* _Requirement_
The line that contains "Generate a LaTeX" and every line after it, down to the last one, must be restated word for word, with no pictures.

Entries with chart source code
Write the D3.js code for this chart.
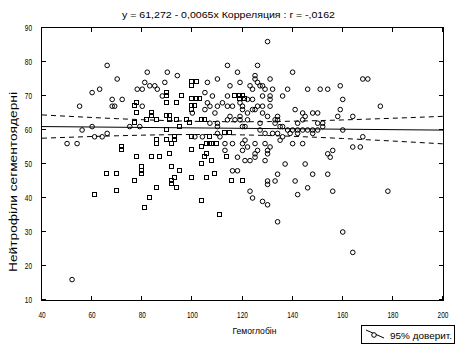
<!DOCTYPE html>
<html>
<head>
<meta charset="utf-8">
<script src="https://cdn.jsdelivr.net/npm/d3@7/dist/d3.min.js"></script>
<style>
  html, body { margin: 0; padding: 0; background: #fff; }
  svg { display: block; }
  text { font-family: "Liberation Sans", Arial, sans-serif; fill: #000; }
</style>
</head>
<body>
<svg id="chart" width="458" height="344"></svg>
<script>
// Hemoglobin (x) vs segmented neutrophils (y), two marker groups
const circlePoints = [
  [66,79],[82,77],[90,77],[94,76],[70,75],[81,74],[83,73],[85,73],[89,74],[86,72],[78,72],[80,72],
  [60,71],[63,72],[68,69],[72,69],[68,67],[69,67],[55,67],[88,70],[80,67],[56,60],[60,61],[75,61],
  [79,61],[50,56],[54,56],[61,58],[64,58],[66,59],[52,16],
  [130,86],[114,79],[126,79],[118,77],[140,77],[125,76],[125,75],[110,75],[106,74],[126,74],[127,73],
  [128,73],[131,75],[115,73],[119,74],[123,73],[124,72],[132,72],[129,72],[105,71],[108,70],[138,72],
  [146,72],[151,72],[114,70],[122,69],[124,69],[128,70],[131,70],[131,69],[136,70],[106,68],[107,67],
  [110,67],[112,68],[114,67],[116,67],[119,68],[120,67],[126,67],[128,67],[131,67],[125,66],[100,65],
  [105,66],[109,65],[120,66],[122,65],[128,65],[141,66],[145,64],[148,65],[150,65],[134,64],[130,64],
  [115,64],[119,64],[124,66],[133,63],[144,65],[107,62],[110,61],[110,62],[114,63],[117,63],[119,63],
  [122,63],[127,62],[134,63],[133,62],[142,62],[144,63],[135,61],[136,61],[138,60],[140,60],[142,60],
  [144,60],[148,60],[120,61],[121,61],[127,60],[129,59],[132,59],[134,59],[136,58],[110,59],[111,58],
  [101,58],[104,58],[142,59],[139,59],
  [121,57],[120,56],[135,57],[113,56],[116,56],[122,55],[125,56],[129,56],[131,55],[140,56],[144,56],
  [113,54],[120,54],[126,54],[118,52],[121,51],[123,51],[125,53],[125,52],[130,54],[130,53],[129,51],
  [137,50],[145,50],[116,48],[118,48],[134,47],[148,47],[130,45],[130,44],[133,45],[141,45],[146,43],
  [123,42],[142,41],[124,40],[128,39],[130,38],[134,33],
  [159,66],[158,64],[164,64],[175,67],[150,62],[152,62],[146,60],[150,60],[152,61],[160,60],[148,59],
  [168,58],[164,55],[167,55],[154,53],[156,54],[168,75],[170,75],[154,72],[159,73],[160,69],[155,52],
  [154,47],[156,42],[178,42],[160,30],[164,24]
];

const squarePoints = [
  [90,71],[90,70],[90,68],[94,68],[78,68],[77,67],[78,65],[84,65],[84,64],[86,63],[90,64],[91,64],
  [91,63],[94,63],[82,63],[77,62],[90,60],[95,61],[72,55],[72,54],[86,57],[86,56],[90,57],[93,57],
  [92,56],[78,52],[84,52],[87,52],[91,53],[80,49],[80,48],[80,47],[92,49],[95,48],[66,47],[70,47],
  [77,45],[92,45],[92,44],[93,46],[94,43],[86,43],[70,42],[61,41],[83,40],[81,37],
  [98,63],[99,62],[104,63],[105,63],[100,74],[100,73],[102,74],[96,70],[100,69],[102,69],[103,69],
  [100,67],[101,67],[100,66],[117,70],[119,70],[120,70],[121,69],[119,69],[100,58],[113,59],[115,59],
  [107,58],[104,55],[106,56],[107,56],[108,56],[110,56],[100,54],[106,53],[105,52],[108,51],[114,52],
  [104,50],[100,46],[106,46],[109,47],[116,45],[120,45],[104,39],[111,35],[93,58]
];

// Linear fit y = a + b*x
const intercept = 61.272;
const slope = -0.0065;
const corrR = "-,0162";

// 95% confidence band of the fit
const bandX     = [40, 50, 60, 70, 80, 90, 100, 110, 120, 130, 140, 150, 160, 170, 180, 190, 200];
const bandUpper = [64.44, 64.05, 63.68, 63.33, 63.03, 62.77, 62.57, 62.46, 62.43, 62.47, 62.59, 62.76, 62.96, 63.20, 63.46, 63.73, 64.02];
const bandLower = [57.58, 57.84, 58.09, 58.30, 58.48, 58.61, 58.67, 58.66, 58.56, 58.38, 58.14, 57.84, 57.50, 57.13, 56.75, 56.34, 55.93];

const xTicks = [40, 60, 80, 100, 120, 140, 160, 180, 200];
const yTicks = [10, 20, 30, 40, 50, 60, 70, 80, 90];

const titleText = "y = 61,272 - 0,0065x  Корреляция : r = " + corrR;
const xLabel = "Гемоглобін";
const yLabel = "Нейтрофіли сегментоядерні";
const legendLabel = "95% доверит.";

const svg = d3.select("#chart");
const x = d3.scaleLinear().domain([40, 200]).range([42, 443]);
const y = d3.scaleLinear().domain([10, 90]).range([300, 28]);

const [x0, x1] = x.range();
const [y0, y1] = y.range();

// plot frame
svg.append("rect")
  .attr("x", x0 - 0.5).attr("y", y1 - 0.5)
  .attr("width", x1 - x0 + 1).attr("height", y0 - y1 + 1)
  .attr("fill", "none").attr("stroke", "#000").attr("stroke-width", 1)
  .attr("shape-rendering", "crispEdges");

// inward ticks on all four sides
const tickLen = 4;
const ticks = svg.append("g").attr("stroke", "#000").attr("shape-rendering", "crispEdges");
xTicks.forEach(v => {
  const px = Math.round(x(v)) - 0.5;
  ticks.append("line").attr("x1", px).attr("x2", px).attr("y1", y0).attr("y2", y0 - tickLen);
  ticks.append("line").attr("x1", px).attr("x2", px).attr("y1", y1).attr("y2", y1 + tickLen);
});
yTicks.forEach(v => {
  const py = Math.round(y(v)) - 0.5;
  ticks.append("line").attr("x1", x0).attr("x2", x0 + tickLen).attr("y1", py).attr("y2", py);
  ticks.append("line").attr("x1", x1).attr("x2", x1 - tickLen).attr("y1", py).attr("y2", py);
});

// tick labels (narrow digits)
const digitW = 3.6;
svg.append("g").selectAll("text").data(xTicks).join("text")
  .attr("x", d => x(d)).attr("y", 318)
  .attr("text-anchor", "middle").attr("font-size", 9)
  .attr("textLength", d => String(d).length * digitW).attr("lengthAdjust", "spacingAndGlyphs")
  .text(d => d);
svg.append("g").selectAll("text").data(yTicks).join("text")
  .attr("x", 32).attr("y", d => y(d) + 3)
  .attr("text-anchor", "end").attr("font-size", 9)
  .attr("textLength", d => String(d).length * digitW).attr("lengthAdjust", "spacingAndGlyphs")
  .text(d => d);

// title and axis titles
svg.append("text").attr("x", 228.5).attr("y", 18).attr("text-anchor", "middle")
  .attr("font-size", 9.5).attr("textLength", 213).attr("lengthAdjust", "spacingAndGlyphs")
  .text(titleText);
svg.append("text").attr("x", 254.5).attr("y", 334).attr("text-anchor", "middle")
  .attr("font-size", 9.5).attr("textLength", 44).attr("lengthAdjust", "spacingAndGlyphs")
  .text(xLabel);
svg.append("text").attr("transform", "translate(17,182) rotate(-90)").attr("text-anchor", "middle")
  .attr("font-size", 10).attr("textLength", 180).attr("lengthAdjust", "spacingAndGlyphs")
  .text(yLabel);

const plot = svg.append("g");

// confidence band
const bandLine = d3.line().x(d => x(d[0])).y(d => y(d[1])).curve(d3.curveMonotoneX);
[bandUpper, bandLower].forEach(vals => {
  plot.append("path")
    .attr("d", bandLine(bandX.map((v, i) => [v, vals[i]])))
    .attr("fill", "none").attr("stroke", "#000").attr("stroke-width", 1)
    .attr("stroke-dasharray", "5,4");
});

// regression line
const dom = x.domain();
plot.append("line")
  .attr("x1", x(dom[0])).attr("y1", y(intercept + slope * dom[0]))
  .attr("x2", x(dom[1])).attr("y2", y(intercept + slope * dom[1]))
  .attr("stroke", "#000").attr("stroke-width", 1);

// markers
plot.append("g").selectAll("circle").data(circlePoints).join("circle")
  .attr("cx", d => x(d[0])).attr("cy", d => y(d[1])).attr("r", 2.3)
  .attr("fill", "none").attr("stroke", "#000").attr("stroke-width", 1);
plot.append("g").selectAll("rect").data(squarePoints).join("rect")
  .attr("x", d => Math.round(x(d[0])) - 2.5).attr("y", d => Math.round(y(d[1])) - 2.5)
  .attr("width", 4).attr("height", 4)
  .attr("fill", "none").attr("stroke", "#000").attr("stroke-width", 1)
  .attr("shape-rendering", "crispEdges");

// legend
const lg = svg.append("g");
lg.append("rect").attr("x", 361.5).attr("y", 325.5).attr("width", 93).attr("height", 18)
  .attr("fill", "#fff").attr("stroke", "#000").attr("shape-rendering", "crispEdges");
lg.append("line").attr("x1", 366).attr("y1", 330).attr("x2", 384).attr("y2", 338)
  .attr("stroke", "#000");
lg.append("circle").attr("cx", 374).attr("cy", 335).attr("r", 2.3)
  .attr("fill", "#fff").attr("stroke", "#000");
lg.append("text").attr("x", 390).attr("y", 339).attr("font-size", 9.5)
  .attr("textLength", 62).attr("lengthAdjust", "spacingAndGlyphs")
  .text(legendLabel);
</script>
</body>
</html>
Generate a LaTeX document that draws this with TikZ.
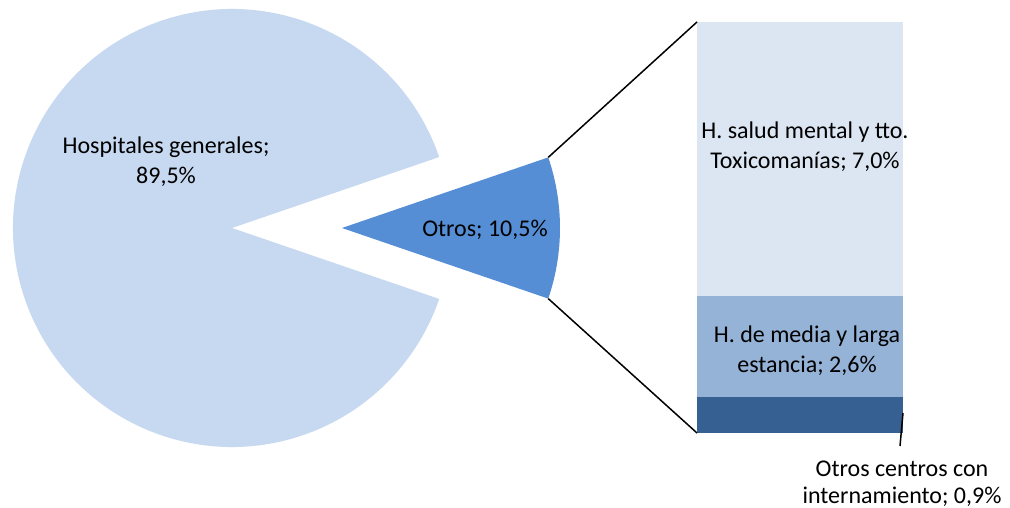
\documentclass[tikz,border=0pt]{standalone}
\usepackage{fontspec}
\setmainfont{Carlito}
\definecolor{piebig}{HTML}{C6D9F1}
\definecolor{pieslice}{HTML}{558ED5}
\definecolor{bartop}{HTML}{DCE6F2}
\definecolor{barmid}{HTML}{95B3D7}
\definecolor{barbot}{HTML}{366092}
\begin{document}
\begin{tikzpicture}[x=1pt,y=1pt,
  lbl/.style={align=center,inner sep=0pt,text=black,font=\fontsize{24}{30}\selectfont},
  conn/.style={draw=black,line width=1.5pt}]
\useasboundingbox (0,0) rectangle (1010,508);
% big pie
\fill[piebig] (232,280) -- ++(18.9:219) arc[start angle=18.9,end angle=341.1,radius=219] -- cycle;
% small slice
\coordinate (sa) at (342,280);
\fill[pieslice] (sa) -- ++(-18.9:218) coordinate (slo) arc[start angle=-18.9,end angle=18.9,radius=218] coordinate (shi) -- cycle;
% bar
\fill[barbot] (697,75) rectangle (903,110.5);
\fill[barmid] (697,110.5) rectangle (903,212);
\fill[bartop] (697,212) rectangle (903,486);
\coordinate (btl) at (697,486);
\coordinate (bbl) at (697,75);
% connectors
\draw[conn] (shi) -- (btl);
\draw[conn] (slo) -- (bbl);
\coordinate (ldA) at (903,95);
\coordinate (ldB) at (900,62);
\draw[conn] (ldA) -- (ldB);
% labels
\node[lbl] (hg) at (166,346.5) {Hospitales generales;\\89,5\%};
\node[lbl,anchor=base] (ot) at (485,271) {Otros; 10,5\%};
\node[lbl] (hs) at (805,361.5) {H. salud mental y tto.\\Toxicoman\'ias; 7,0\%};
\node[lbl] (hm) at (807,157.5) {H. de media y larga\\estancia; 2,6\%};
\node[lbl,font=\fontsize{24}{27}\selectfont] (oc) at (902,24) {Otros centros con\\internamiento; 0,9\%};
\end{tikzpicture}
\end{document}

* _Exercise answer_
Generate a LaTeX document that draws this with TikZ.
\documentclass[tikz,border=0pt]{standalone}
\usepackage{fontspec}
\setmainfont{Carlito}
\definecolor{piebig}{HTML}{C6D9F1}
\definecolor{pieslice}{HTML}{558ED5}
\definecolor{bartop}{HTML}{DCE6F2}
\definecolor{barmid}{HTML}{95B3D7}
\definecolor{barbot}{HTML}{366092}
\begin{document}
\begin{tikzpicture}[x=1pt,y=1pt,
  lbl/.style={align=center,inner sep=0pt,text=black,font=\fontsize{24}{30}\selectfont},
  conn/.style={draw=black,line width=1.5pt}]
\useasboundingbox (0,0) rectangle (1010,508);
% big pie
\fill[piebig] (232,280) -- ++(18.9:219) arc[start angle=18.9,end angle=341.1,radius=219] -- cycle;
% small slice
\coordinate (sa) at (342,280);
\fill[pieslice] (sa) -- ++(-18.9:218) coordinate (slo) arc[start angle=-18.9,end angle=18.9,radius=218] coordinate (shi) -- cycle;
% bar
\fill[barbot] (697,75) rectangle (903,110.5);
\fill[barmid] (697,110.5) rectangle (903,212);
\fill[bartop] (697,212) rectangle (903,486);
\coordinate (btl) at (697,486);
\coordinate (bbl) at (697,75);
% connectors
\draw[conn] (shi) -- (btl);
\draw[conn] (slo) -- (bbl);
\coordinate (ldA) at (903,95);
\coordinate (ldB) at (900,62);
\draw[conn] (ldA) -- (ldB);
% labels
\node[lbl] (hg) at (166,346.5) {Hospitales generales;\\89,5\%};
\node[lbl,anchor=base] (ot) at (485,271) {Otros; 10,5\%};
\node[lbl] (hs) at (805,361.5) {H. salud mental y tto.\\Toxicoman\'ias; 7,0\%};
\node[lbl] (hm) at (807,157.5) {H. de media y larga\\estancia; 2,6\%};
\node[lbl,font=\fontsize{24}{27}\selectfont] (oc) at (902,24) {Otros centros con\\internamiento; 0,9\%};
\end{tikzpicture}
\end{document}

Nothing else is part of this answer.